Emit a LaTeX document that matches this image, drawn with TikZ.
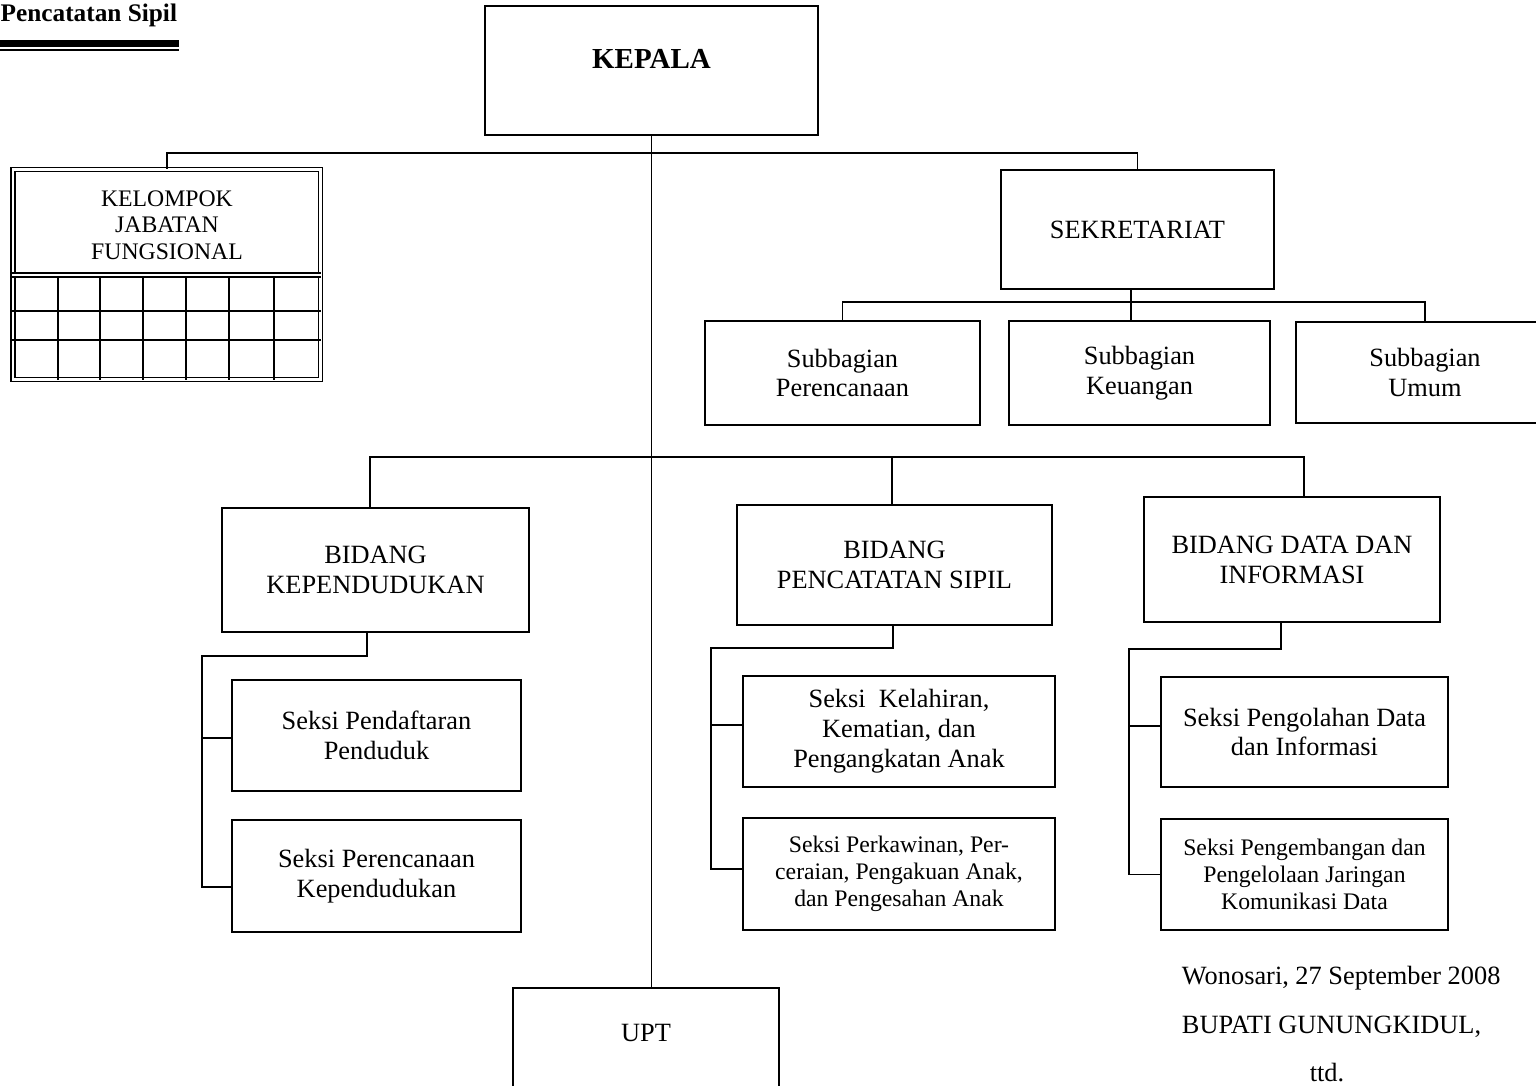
\documentclass[tikz,border=0pt]{standalone}
\usepackage{fontspec}
\setmainfont{Liberation Serif}
\usepackage{tikz}
\usetikzlibrary{positioning}

\begin{document}
\begin{tikzpicture}[x=0.02cm, y=-0.02cm, line width=1.1pt]

	\def\px{0.02cm}
	% Stile
	\tikzset{kotak/.style={draw, rectangle, inner sep=0pt, align=center, font=\fontsize{15}{17}\selectfont}}
	\tikzset{kecil/.style={font=\fontsize{13.5}{15.2}\selectfont}}
	\tikzset{ganda/.style={double, double distance=1.6pt, line width=0.8pt}}

	% Rahmen
	\clip (0,0) rectangle (1536,1086);

	% Kopfzeile
	\node[anchor=base east, inner sep=0pt, font=\bfseries\fontsize{14.4}{17}\selectfont] (judul) at (178,21) {Pencatatan Sipil};
	\fill (0,39.5) rectangle (179,46.5);
	\draw[line width=0.9pt] (0,50) -- (179,50);

	% Kepala
	\node[kotak, minimum width=333*\px, minimum height=129*\px] (kepala) at (651.5,70.5) {};
	\node[font=\bfseries\fontsize{16.5}{18}\selectfont] (kepalateks) at (651.5,59) {KEPALA};

	% Kelompok Jabatan Fungsional
	\node[ganda, draw, inner sep=0pt, minimum width=307.5*\px, minimum height=210*\px] (kjf) at (166.75,274.5) {};
	\node[kecil, align=center] (kjfteks) at (167,225) {KELOMPOK\\JABATAN\\FUNGSIONAL};
	\draw[ganda] (kjf.west |- 0,275) -- (kjf.east |- 0,275);
	\foreach \y in {311,340}
		\draw[line width=0.8pt] (kjf.west |- 0,\y) -- (kjf.east |- 0,\y);
	\foreach \x in {58,100,143,186,229,274}
		\draw[line width=0.8pt] (\x,276) -- (kjf.south -| \x,0);

	% Sekretariat
	\node[kotak, minimum width=273*\px, minimum height=119*\px] (sekr) at (1137.5,229.5) {SEKRETARIAT};
	\node[kotak, minimum width=275*\px, minimum height=104*\px] (sbPer) at (842.5,373) {Subbagian\\Perencanaan};
	\node[kotak, minimum width=261*\px, minimum height=104*\px] (sbKeu) at (1139.5,373) {Subbagian\\Keuangan};
	\node[kotak, minimum width=258*\px, minimum height=101*\px] (sbUmum) at (1425,372.5) {Subbagian\\Umum};

	% Bidang
	\node[kotak, minimum width=307*\px, minimum height=124*\px] (bidK) at (375.5,570) {BIDANG\\KEPENDUDUKAN};
	\node[kotak, minimum width=315*\px, minimum height=120*\px] (bidP) at (894.5,565) {BIDANG\\PENCATATAN SIPIL};
	\node[kotak, minimum width=296*\px, minimum height=125*\px] (bidD) at (1292,559.5) {BIDANG DATA DAN\\INFORMASI};

	% Seksi
	\node[kotak, minimum width=289*\px, minimum height=111*\px] (sPend) at (376.5,735.5) {Seksi Pendaftaran\\Penduduk};
	\node[kotak, minimum width=289*\px, minimum height=112*\px] (sRen) at (376.5,876) {Seksi Perencanaan\\Kependudukan};
	\node[kotak, minimum width=312*\px, minimum height=111*\px] (sLahir) at (899,731.5) {Seksi~ Kelahiran,\\Kematian, dan\\Pengangkatan Anak};
	\node[kotak, kecil, minimum width=312*\px, minimum height=112*\px] (sKawin) at (899,874) {Seksi Perkawinan, Per-\\ceraian, Pengakuan Anak,\\dan Pengesahan Anak};
	\node[kotak, minimum width=287*\px, minimum height=110*\px] (sOlah) at (1304.5,732) {Seksi Pengolahan Data\\dan Informasi};
	\node[kotak, kecil, minimum width=287*\px, minimum height=111*\px] (sKembang) at (1304.5,874.5) {Seksi Pengembangan dan\\Pengelolaan Jaringan\\Komunikasi Data};

	% UPT
	\node[kotak, minimum width=266*\px, minimum height=144*\px] (upt) at (646,1060) {};
	\node[font=\fontsize{15}{17}\selectfont] (uptteks) at (646,1033) {UPT};

	% Linien
	\coordinate (busA) at (651.5,153);
	\coordinate (busB) at (1131,302);
	\coordinate (busC) at (651.5,457);
	\coordinate (pTop) at ([xshift=-2.5*\px]bidP.north);
	\draw (kepala.south) -- (kepala.south |- upt.north);
	\draw (kjf.north) |- (busA) -| (sekr.north);
	\draw (sekr.south -| busB) -- (sbKeu.north -| busB);
	\draw (sbPer.north) |- (busB) -| (sbUmum.north);
	\draw ([xshift=-5.5*\px]bidK.north) |- (busC) -| ([xshift=12*\px]bidD.north);
	\draw (pTop |- busC) -- (pTop);

	% Seksi-Linien
	\coordinate (kL) at (202,656);
	\coordinate (pL) at (711,648);
	\coordinate (dL) at (1129,649);
	\draw ([xshift=-8.5*\px]bidK.south) |- (kL) |- ([yshift=-2.5*\px]sPend.west);
	\draw (kL) |- ([yshift=-11*\px]sRen.west);
	\draw ([xshift=-1.5*\px]bidP.south) |- (pL) |- ([yshift=6.5*\px]sLahir.west);
	\draw (pL) |- ([yshift=5*\px]sKawin.west);
	\draw ([xshift=-11*\px]bidD.south) |- (dL) |- ([yshift=6*\px]sOlah.west);
	\draw (dL) |- (sKembang.west);

	% Unterschrift
	\node[anchor=west, inner sep=0pt, font=\fontsize{15}{17}\selectfont] (tempat) at (1181,978) {Wonosari, 27 September 2008};
	\node[anchor=west, inner sep=0pt, font=\fontsize{15}{17}\selectfont] (bupati) at (1181,1027) {BUPATI GUNUNGKIDUL,};
	\node[font=\fontsize{15}{17}\selectfont] (ttd) at (1327,1073) {ttd.};
\end{tikzpicture}
\end{document}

**WHAT TO WORK ON**.
Please write out all of the material above without changing a word, and omit any pictures.

**RESPONSE**.
Emit a LaTeX document that matches this image, drawn with TikZ.
\documentclass[tikz,border=0pt]{standalone}
\usepackage{fontspec}
\setmainfont{Liberation Serif}
\usepackage{tikz}
\usetikzlibrary{positioning}

\begin{document}
\begin{tikzpicture}[x=0.02cm, y=-0.02cm, line width=1.1pt]

	\def\px{0.02cm}
	% Stile
	\tikzset{kotak/.style={draw, rectangle, inner sep=0pt, align=center, font=\fontsize{15}{17}\selectfont}}
	\tikzset{kecil/.style={font=\fontsize{13.5}{15.2}\selectfont}}
	\tikzset{ganda/.style={double, double distance=1.6pt, line width=0.8pt}}

	% Rahmen
	\clip (0,0) rectangle (1536,1086);

	% Kopfzeile
	\node[anchor=base east, inner sep=0pt, font=\bfseries\fontsize{14.4}{17}\selectfont] (judul) at (178,21) {Pencatatan Sipil};
	\fill (0,39.5) rectangle (179,46.5);
	\draw[line width=0.9pt] (0,50) -- (179,50);

	% Kepala
	\node[kotak, minimum width=333*\px, minimum height=129*\px] (kepala) at (651.5,70.5) {};
	\node[font=\bfseries\fontsize{16.5}{18}\selectfont] (kepalateks) at (651.5,59) {KEPALA};

	% Kelompok Jabatan Fungsional
	\node[ganda, draw, inner sep=0pt, minimum width=307.5*\px, minimum height=210*\px] (kjf) at (166.75,274.5) {};
	\node[kecil, align=center] (kjfteks) at (167,225) {KELOMPOK\\JABATAN\\FUNGSIONAL};
	\draw[ganda] (kjf.west |- 0,275) -- (kjf.east |- 0,275);
	\foreach \y in {311,340}
		\draw[line width=0.8pt] (kjf.west |- 0,\y) -- (kjf.east |- 0,\y);
	\foreach \x in {58,100,143,186,229,274}
		\draw[line width=0.8pt] (\x,276) -- (kjf.south -| \x,0);

	% Sekretariat
	\node[kotak, minimum width=273*\px, minimum height=119*\px] (sekr) at (1137.5,229.5) {SEKRETARIAT};
	\node[kotak, minimum width=275*\px, minimum height=104*\px] (sbPer) at (842.5,373) {Subbagian\\Perencanaan};
	\node[kotak, minimum width=261*\px, minimum height=104*\px] (sbKeu) at (1139.5,373) {Subbagian\\Keuangan};
	\node[kotak, minimum width=258*\px, minimum height=101*\px] (sbUmum) at (1425,372.5) {Subbagian\\Umum};

	% Bidang
	\node[kotak, minimum width=307*\px, minimum height=124*\px] (bidK) at (375.5,570) {BIDANG\\KEPENDUDUKAN};
	\node[kotak, minimum width=315*\px, minimum height=120*\px] (bidP) at (894.5,565) {BIDANG\\PENCATATAN SIPIL};
	\node[kotak, minimum width=296*\px, minimum height=125*\px] (bidD) at (1292,559.5) {BIDANG DATA DAN\\INFORMASI};

	% Seksi
	\node[kotak, minimum width=289*\px, minimum height=111*\px] (sPend) at (376.5,735.5) {Seksi Pendaftaran\\Penduduk};
	\node[kotak, minimum width=289*\px, minimum height=112*\px] (sRen) at (376.5,876) {Seksi Perencanaan\\Kependudukan};
	\node[kotak, minimum width=312*\px, minimum height=111*\px] (sLahir) at (899,731.5) {Seksi~ Kelahiran,\\Kematian, dan\\Pengangkatan Anak};
	\node[kotak, kecil, minimum width=312*\px, minimum height=112*\px] (sKawin) at (899,874) {Seksi Perkawinan, Per-\\ceraian, Pengakuan Anak,\\dan Pengesahan Anak};
	\node[kotak, minimum width=287*\px, minimum height=110*\px] (sOlah) at (1304.5,732) {Seksi Pengolahan Data\\dan Informasi};
	\node[kotak, kecil, minimum width=287*\px, minimum height=111*\px] (sKembang) at (1304.5,874.5) {Seksi Pengembangan dan\\Pengelolaan Jaringan\\Komunikasi Data};

	% UPT
	\node[kotak, minimum width=266*\px, minimum height=144*\px] (upt) at (646,1060) {};
	\node[font=\fontsize{15}{17}\selectfont] (uptteks) at (646,1033) {UPT};

	% Linien
	\coordinate (busA) at (651.5,153);
	\coordinate (busB) at (1131,302);
	\coordinate (busC) at (651.5,457);
	\coordinate (pTop) at ([xshift=-2.5*\px]bidP.north);
	\draw (kepala.south) -- (kepala.south |- upt.north);
	\draw (kjf.north) |- (busA) -| (sekr.north);
	\draw (sekr.south -| busB) -- (sbKeu.north -| busB);
	\draw (sbPer.north) |- (busB) -| (sbUmum.north);
	\draw ([xshift=-5.5*\px]bidK.north) |- (busC) -| ([xshift=12*\px]bidD.north);
	\draw (pTop |- busC) -- (pTop);

	% Seksi-Linien
	\coordinate (kL) at (202,656);
	\coordinate (pL) at (711,648);
	\coordinate (dL) at (1129,649);
	\draw ([xshift=-8.5*\px]bidK.south) |- (kL) |- ([yshift=-2.5*\px]sPend.west);
	\draw (kL) |- ([yshift=-11*\px]sRen.west);
	\draw ([xshift=-1.5*\px]bidP.south) |- (pL) |- ([yshift=6.5*\px]sLahir.west);
	\draw (pL) |- ([yshift=5*\px]sKawin.west);
	\draw ([xshift=-11*\px]bidD.south) |- (dL) |- ([yshift=6*\px]sOlah.west);
	\draw (dL) |- (sKembang.west);

	% Unterschrift
	\node[anchor=west, inner sep=0pt, font=\fontsize{15}{17}\selectfont] (tempat) at (1181,978) {Wonosari, 27 September 2008};
	\node[anchor=west, inner sep=0pt, font=\fontsize{15}{17}\selectfont] (bupati) at (1181,1027) {BUPATI GUNUNGKIDUL,};
	\node[font=\fontsize{15}{17}\selectfont] (ttd) at (1327,1073) {ttd.};
\end{tikzpicture}
\end{document}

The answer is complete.